0
votes

SHORT SUMMARY

dplyr unquoting is failing as an argument of function summarise where the quoted object is the argument of a function the use of summarise, and that argument is assigned in a for loop.

For Loop

for(j in 1:1){
  sumvar  <- paste0("randnum",j)
  chkfunc(sumvar)
}

Function (abbreviated here, shown in full below)

chkfunc <- function(sumvar) {
sumvar <- enquo(sumvar)
[...]
    summarise(mn = mean(!!sumvar))

enter image description here

LONG SUMMARY

I have two columns that sometimes contain NAs and I want to use dplyr non-standard evaluation and its famous unquoting (AKA bang bang !!) to summarise each column in one for loop.

library(dplyr)
set.seed(3)
randnum1 <- rnorm(10)
randnum1[randnum1<0] <- NA
randnum2 <- rnorm(10)
randnum2[randnum2<0] <- NA
randfrm <- data.frame(cbind(randnum1, randnum2))
print(randfrm)

enter image description here

We see below that the filter function processes the unquoting (!!) just fine but the summarise function fails, returning an "argument is not numeric or logical" error. The same occurs when I use := in the summarise function call (not shown here), which appeared in the "Programming with dplyr" vignette. Finally, I confirmed that the class of !!sumvar is numeric within function chkfunc.

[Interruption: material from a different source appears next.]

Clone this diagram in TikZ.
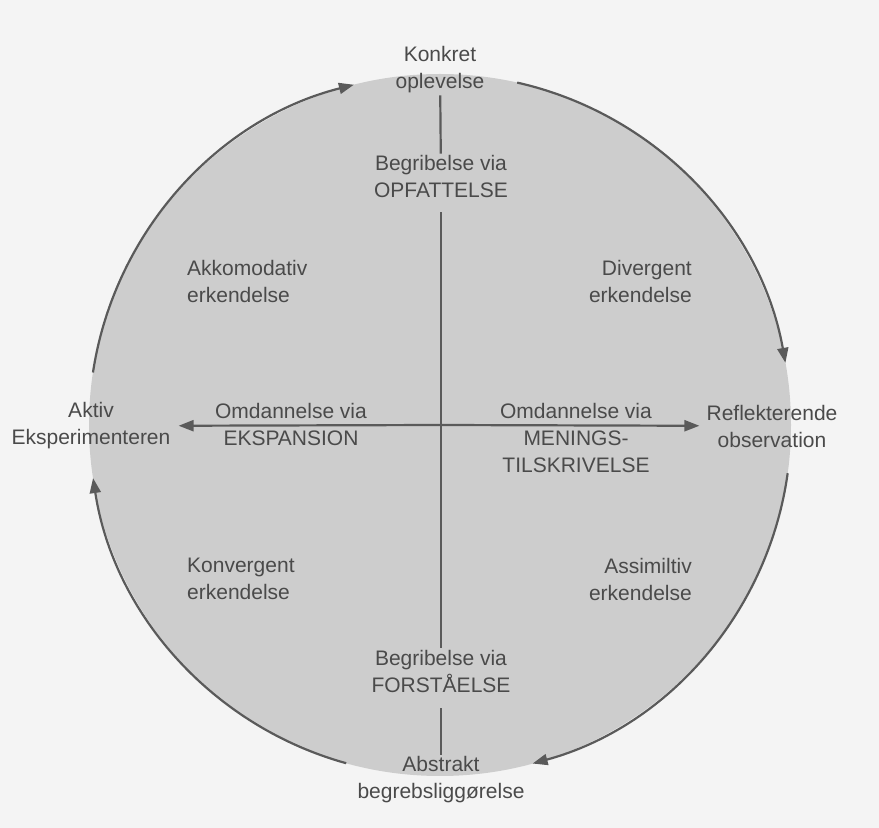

chkfunc <- function(sumvar) {
  sumvar <- enquo(sumvar)

  message("filter function worked with !!sumvar")
  outfrm <- randfrm %>%
    filter(!is.na(!!sumvar))
  print(outfrm)
  message("summarise function failed with !!sumvar")
  outfrm <- randfrm %>%
             filter(!is.na(!!sumvar)) %>%
             summarise(mn = mean(!!sumvar))
}
# Just one iteration to avoid confusion
for(j in 1:1){
  sumvar  <- paste0("randnum",j)
  chkfunc(sumvar)
}

enter image description here

1

1 Answers

0
votes

While I would like an answer using dplyr, the following works with substitute and eval rather than using dplyr functions (answer adapted from Akrun's answer to StackOverflow question "Unquote string in R's substitute command"):

chkfunc <- function(sumvar) {
  outfrm <- eval(substitute(randfrm %>%
                            filter(!is.na(y)) %>%
                            summarise(mn = mean(y)),
                            list(y=as.name(sumvar))))
  print(outfrm)
} 

for(j in 1:2){
  sumvar  <- paste0("randnum",j)
  chkfunc(sumvar)
}

print(outfrm)

enter image description here

Finally, I'll note that while the pull function on !!sumvar showed the resulting class to be numeric (i.e., the same class and values of randfrm$randnum1), I figured out that !!sumvar is treated as a character string (i.e., "randnum1) in both my use of filter and summarise, hence the argument is not numeric warning.